Exercise
Begin with the first line and repeat exactly through the line containing "q3=q3[i], whishi=whishi[i], fliers=[]))"; leave every image out.

Recorded information
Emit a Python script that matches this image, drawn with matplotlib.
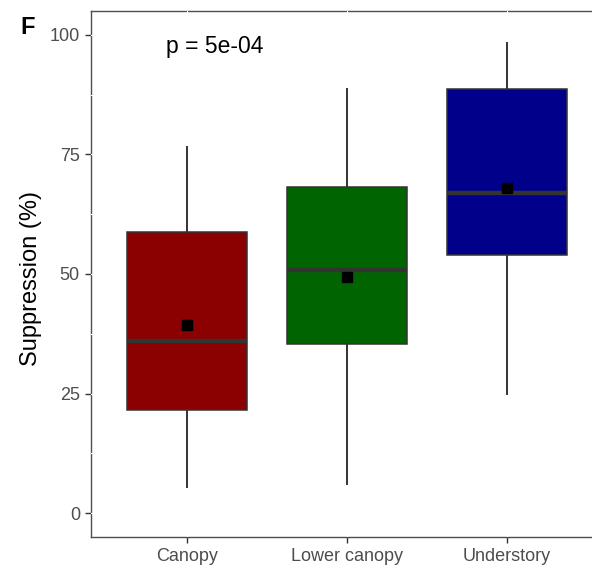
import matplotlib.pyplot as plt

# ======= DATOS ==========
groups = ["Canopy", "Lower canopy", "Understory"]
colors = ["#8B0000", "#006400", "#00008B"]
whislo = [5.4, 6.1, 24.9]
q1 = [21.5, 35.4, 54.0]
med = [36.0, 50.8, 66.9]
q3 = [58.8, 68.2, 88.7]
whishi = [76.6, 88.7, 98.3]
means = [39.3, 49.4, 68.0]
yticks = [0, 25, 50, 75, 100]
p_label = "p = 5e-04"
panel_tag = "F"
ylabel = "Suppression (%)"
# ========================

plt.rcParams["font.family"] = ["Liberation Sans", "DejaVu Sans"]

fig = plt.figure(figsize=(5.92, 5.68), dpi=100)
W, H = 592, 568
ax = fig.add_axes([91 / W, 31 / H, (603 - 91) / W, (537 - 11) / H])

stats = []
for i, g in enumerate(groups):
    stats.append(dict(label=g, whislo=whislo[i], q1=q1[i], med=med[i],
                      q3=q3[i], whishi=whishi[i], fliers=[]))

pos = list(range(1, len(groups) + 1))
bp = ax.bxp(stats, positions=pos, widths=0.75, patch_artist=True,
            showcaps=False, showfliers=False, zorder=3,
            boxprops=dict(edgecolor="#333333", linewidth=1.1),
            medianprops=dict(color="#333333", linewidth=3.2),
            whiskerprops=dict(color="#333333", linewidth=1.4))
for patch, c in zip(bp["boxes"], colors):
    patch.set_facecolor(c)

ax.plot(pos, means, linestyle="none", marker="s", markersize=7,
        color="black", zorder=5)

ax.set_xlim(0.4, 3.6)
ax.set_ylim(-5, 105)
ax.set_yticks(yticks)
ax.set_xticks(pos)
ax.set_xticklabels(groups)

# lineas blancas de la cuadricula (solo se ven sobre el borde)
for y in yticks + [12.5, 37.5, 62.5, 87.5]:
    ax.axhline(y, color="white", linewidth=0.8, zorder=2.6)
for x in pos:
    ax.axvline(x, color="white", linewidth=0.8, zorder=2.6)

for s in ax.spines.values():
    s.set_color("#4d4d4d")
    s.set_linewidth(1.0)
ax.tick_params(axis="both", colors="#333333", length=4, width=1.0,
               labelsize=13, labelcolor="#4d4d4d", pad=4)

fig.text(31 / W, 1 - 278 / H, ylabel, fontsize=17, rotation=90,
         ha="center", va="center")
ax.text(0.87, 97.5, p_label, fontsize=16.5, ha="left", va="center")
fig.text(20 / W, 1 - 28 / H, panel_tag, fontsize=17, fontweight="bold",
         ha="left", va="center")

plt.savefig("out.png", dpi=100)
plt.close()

The reply
Emit a Python script that matches this image, drawn with matplotlib.
import matplotlib.pyplot as plt

# ======= DATOS ==========
groups = ["Canopy", "Lower canopy", "Understory"]
colors = ["#8B0000", "#006400", "#00008B"]
whislo = [5.4, 6.1, 24.9]
q1 = [21.5, 35.4, 54.0]
med = [36.0, 50.8, 66.9]
q3 = [58.8, 68.2, 88.7]
whishi = [76.6, 88.7, 98.3]
means = [39.3, 49.4, 68.0]
yticks = [0, 25, 50, 75, 100]
p_label = "p = 5e-04"
panel_tag = "F"
ylabel = "Suppression (%)"
# ========================

plt.rcParams["font.family"] = ["Liberation Sans", "DejaVu Sans"]

fig = plt.figure(figsize=(5.92, 5.68), dpi=100)
W, H = 592, 568
ax = fig.add_axes([91 / W, 31 / H, (603 - 91) / W, (537 - 11) / H])

stats = []
for i, g in enumerate(groups):
    stats.append(dict(label=g, whislo=whislo[i], q1=q1[i], med=med[i],
                      q3=q3[i], whishi=whishi[i], fliers=[]))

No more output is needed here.